Hi all,
I have come across a gene, which show a 7 fold increase in Treatment (3 replicates ) vs Control (3 replicates ),while looking at FPKMS.(Took Mean of treament/Mean of Control to get a foldchange)
But doing differential expression(using counts from htseq-count),I am getting a log2foldchange of -0.5 which means the Treatment has lower expression as compared to Controls.
There are couple more such instances that show discordancy between differential expression and FPKMS.
Any suggestions?
Thanks,
Ron
I'll add that FPKMs are sometimes sequencing-depth normalized in incredibly problematic and unrobust ways. As a general rule, DESeq2/edgeR/limma are to be trusted over anything FPKMs say.
So,what should be the result I go with in this case? fold change from FPKMS or fold change from DEseq ?
Don't use fold changes from FPKM for any type of quantitative analysis. They will not be properly normalized for comparisons between samples or replicates. You should instead look at fold changes that normalize for these differences. In a "standard" analysis, DESeq / DESeq2 / EdgeR / limma will perform such a normalization.
agreed.
at the moment best practices are:
deseq - library size correction and vst limma - voom cpm calculation with some sort of normalization method (e.g., quantile) edger - not entirely sure, not too familiar with it.
i tend to use tpm alot as well, as it doesn't have the same issues as FPKM and RPKM.
agreed with the agreement ;P. I'd only offer the caveat that, while TPM is universally preferable to F/RPKM, it is still a purely relative abundance metric. For this reason alone, it's not really appropriate to use as is for quantitative comparison between samples / condition .

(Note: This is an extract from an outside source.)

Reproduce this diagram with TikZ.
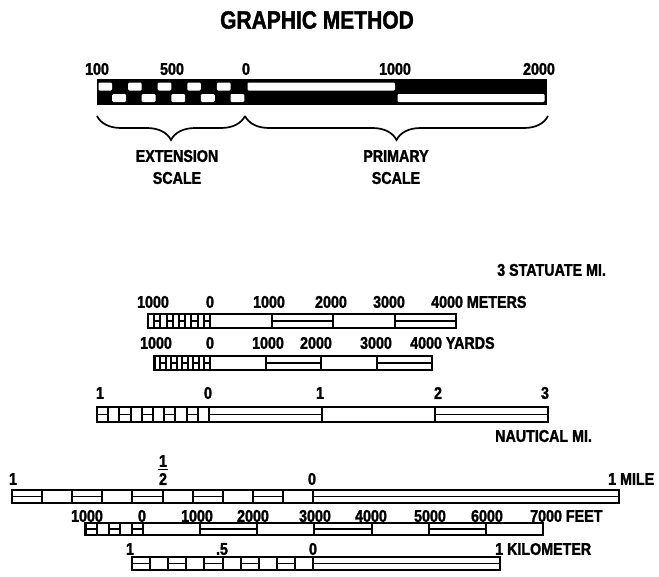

eh, technically rnaseq is only relative quantification without ERCC spike-ins and even then it's somewhat iffy. FDA SeqC has some good work on this issue. also both tpm and cpm can be used for between sample comparisons because they are normalized per million reads, so that should be fine. but i think both are still biased towards larger transcripts. in the past i've found it's a good idea to look at quantile 0.4 as a good cut off for DEG analysis, or use normalized counts from similar sized intergenic regions as an indication of sequencing noise.
True, but spike-ins can exhibit crazy variability / imprecision. Theoretically they are great, but their practical utility is mediated to a large degree by the skills of the person preparing the samples.

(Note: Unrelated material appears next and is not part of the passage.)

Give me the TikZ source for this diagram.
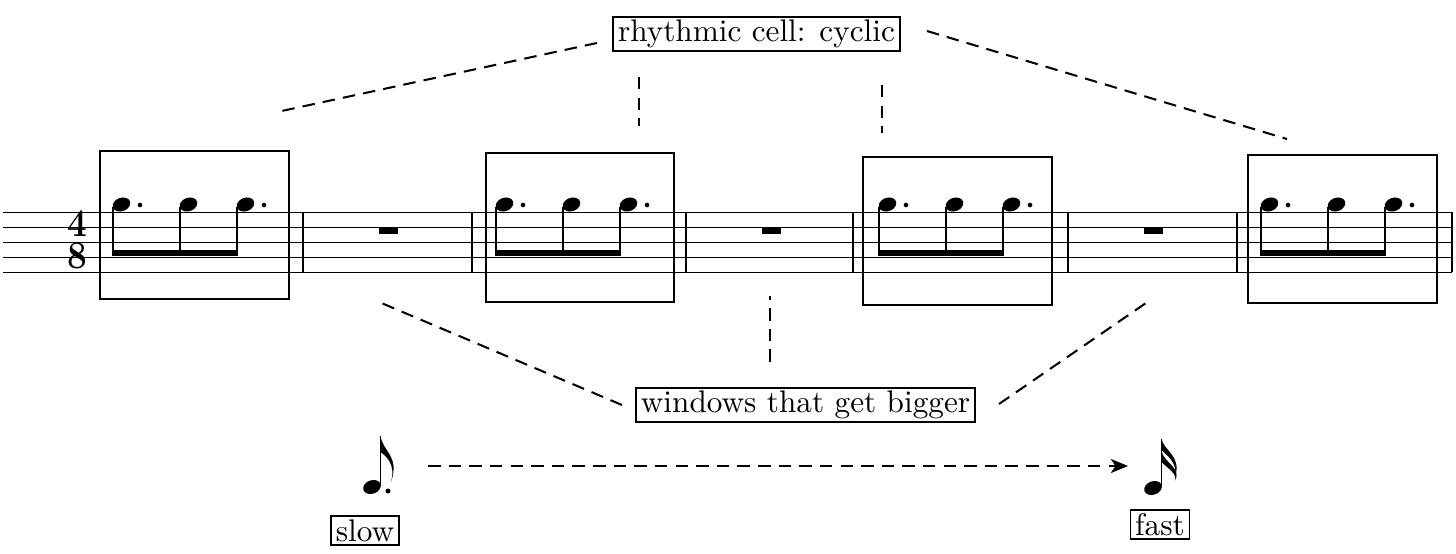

yep, completely agree. massively parallel sequencing is unfortunately very noisy especially for smaller and low abundance features. also i think this problem scales linearly with sequencing depth. in my opinion it's still a very "experimental" technology.
Okay,another thing I wanted to know is that a norm to see such differences(have you guys come across such differences too in the past)?
I've never seen differential expression ... ever ... :D. Just kidding. It depends. If your gene annotation has say 15000 genes, and 14000 are differentially expressed then yea, there's probably a problem. What you want are sanity checks. Do you see something that you should expect to see ... a positive control.